▸ AIM OF THE TASK:
Without the pictures, write out all the lines below exactly as they appear.

▸ DATASET SECTION:
** Start **

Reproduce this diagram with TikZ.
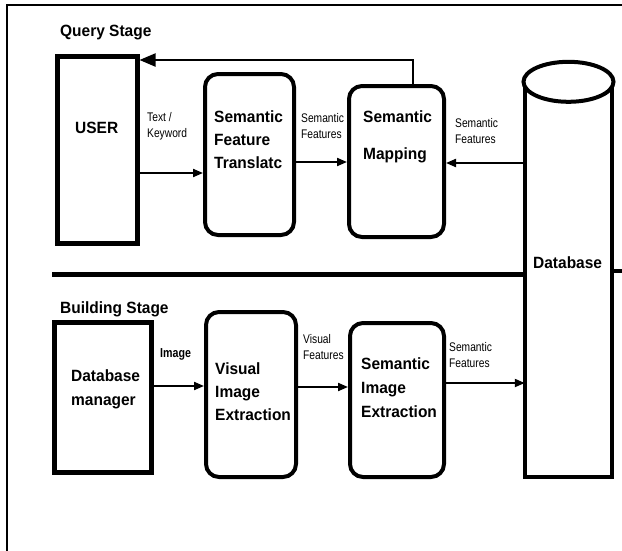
\documentclass[tikz,border=0pt]{standalone}
\usepackage{fontspec}
\setmainfont{Liberation Sans}
\newfontfamily\bignarrow[FakeStretch=0.95]{Liberation Sans}
\newfontfamily\smallnarrow[FakeStretch=0.82]{Liberation Sans}
\usetikzlibrary{arrows.meta,calc}
\begin{document}
\begin{tikzpicture}[x=1pt,y=-1pt,
  sqbox/.style={draw,line width=5pt,inner sep=0pt},
  rbox/.style={draw,line width=4pt,rounded corners=13pt,inner sep=0pt},
  big/.style={font=\bignarrow\fontsize{16.3}{23}\selectfont\bfseries,anchor=north west,inner sep=0pt,align=left},
  small/.style={font=\smallnarrow\fontsize{12.5}{16}\selectfont,anchor=north west,inner sep=0pt,align=left},
  arr/.style={line width=2pt,-{Triangle[length=10pt,width=8pt]}},
  sep/.style={line width=5pt},
]
\useasboundingbox (0,0) rectangle (622,550);
% frame
\draw[line width=2.5pt] (7,552) -- (7,5) -- (624,5);

% boxes
\node[sqbox,minimum width=80pt,minimum height=187pt] (user) at (97,149.5) {};
\node[rbox,minimum width=89pt,minimum height=161pt] (sft) at (249.5,154.5) {};
\node[rbox,minimum width=95pt,minimum height=151pt] (sm) at (396.5,161.5) {};
\node[sqbox,minimum width=97pt,minimum height=150pt] (dbm) at (102.5,397) {};
\node[rbox,minimum width=90pt,minimum height=165pt] (vie) at (251,394.5) {};
\node[rbox,minimum width=94pt,minimum height=154pt] (sie) at (397,400) {};
\node[minimum width=87pt,minimum height=395pt,inner sep=0pt] (db) at (568.5,279.5) {};

% separator
\draw[sep] (52,274) -- (db.west |- 0,274);
\draw[line width=4pt] (db.east |- 0,271) -- (624,271);

% database cylinder
\draw[line width=4pt] (db.north west) -- (db.south west) -- (db.south east) -- (db.north east);
\draw[line width=4pt,fill=white] (db.north) ellipse [x radius=45, y radius=20];

% texts
\node[big] (tq) at (60,25) {Query Stage};
\node[big] (tb) at (60,301) {Building Stage};
\node[big] (tuser) at (75,122) {USER};
\node[big] (tsft) at (214,110) {Semantic\\Feature\\Translatc};
\node[big,font=\bignarrow\fontsize{16.3}{37}\selectfont\bfseries] (tsm) at (363,110) {Semantic\\Mapping};
\node[big] (tdb) at (533,256) {Database};
\node[big,font=\bignarrow\fontsize{16.3}{24}\selectfont\bfseries] (tdbm) at (71,369) {Database\\manager};
\node[big] (tvie) at (215,362) {Visual\\Image\\Extraction};
\node[big,font=\bignarrow\fontsize{16.3}{24}\selectfont\bfseries] (tsie) at (361,357) {Semantic\\Image\\Extraction};

\node[small] (l1) at (147,112) {Text /\\Keyword};
\node[small] (l2) at (301,113) {Semantic\\Features};
\node[small] (l3) at (455,118) {Semantic\\Features};
\node[small,font=\smallnarrow\fontsize{13}{16}\selectfont\bfseries] (l4) at (160,348) {Image};
\node[small] (l5) at (303,334) {Visual\\Features};
\node[small] (l6) at (449,342) {Semantic\\Features};

% arrows
\draw[arr] (user.east |- 0,173) -- (sft.west |- 0,173);
\draw[arr] (sft.east |- 0,162) -- (sm.west |- 0,162);
\draw[arr] (db.west |- 0,163) -- (sm.east |- 0,163);
\draw[line width=2pt,-{Triangle[length=16pt,width=13pt]}] ([xshift=16.5pt]sm.north) |- (user.east |- 0,60);
\draw[arr] (dbm.east |- 0,386) -- (vie.west |- 0,386);
\draw[arr] (vie.east |- 0,387) -- (sie.west |- 0,387);
\draw[arr] (sie.east |- 0,383) -- (db.west |- 0,383);
\end{tikzpicture}
\end{document}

** End **

▸ IN RESPONSE:
Reproduce this diagram with TikZ.
\documentclass[tikz,border=0pt]{standalone}
\usepackage{fontspec}
\setmainfont{Liberation Sans}
\newfontfamily\bignarrow[FakeStretch=0.95]{Liberation Sans}
\newfontfamily\smallnarrow[FakeStretch=0.82]{Liberation Sans}
\usetikzlibrary{arrows.meta,calc}
\begin{document}
\begin{tikzpicture}[x=1pt,y=-1pt,
  sqbox/.style={draw,line width=5pt,inner sep=0pt},
  rbox/.style={draw,line width=4pt,rounded corners=13pt,inner sep=0pt},
  big/.style={font=\bignarrow\fontsize{16.3}{23}\selectfont\bfseries,anchor=north west,inner sep=0pt,align=left},
  small/.style={font=\smallnarrow\fontsize{12.5}{16}\selectfont,anchor=north west,inner sep=0pt,align=left},
  arr/.style={line width=2pt,-{Triangle[length=10pt,width=8pt]}},
  sep/.style={line width=5pt},
]
\useasboundingbox (0,0) rectangle (622,550);
% frame
\draw[line width=2.5pt] (7,552) -- (7,5) -- (624,5);

% boxes
\node[sqbox,minimum width=80pt,minimum height=187pt] (user) at (97,149.5) {};
\node[rbox,minimum width=89pt,minimum height=161pt] (sft) at (249.5,154.5) {};
\node[rbox,minimum width=95pt,minimum height=151pt] (sm) at (396.5,161.5) {};
\node[sqbox,minimum width=97pt,minimum height=150pt] (dbm) at (102.5,397) {};
\node[rbox,minimum width=90pt,minimum height=165pt] (vie) at (251,394.5) {};
\node[rbox,minimum width=94pt,minimum height=154pt] (sie) at (397,400) {};
\node[minimum width=87pt,minimum height=395pt,inner sep=0pt] (db) at (568.5,279.5) {};

% separator
\draw[sep] (52,274) -- (db.west |- 0,274);
\draw[line width=4pt] (db.east |- 0,271) -- (624,271);

% database cylinder
\draw[line width=4pt] (db.north west) -- (db.south west) -- (db.south east) -- (db.north east);
\draw[line width=4pt,fill=white] (db.north) ellipse [x radius=45, y radius=20];

% texts
\node[big] (tq) at (60,25) {Query Stage};
\node[big] (tb) at (60,301) {Building Stage};
\node[big] (tuser) at (75,122) {USER};
\node[big] (tsft) at (214,110) {Semantic\\Feature\\Translatc};
\node[big,font=\bignarrow\fontsize{16.3}{37}\selectfont\bfseries] (tsm) at (363,110) {Semantic\\Mapping};
\node[big] (tdb) at (533,256) {Database};
\node[big,font=\bignarrow\fontsize{16.3}{24}\selectfont\bfseries] (tdbm) at (71,369) {Database\\manager};
\node[big] (tvie) at (215,362) {Visual\\Image\\Extraction};
\node[big,font=\bignarrow\fontsize{16.3}{24}\selectfont\bfseries] (tsie) at (361,357) {Semantic\\Image\\Extraction};

\node[small] (l1) at (147,112) {Text /\\Keyword};
\node[small] (l2) at (301,113) {Semantic\\Features};
\node[small] (l3) at (455,118) {Semantic\\Features};
\node[small,font=\smallnarrow\fontsize{13}{16}\selectfont\bfseries] (l4) at (160,348) {Image};
\node[small] (l5) at (303,334) {Visual\\Features};
\node[small] (l6) at (449,342) {Semantic\\Features};

% arrows
\draw[arr] (user.east |- 0,173) -- (sft.west |- 0,173);
\draw[arr] (sft.east |- 0,162) -- (sm.west |- 0,162);
\draw[arr] (db.west |- 0,163) -- (sm.east |- 0,163);
\draw[line width=2pt,-{Triangle[length=16pt,width=13pt]}] ([xshift=16.5pt]sm.north) |- (user.east |- 0,60);
\draw[arr] (dbm.east |- 0,386) -- (vie.west |- 0,386);
\draw[arr] (vie.east |- 0,387) -- (sie.west |- 0,387);
\draw[arr] (sie.east |- 0,383) -- (db.west |- 0,383);
\end{tikzpicture}
\end{document}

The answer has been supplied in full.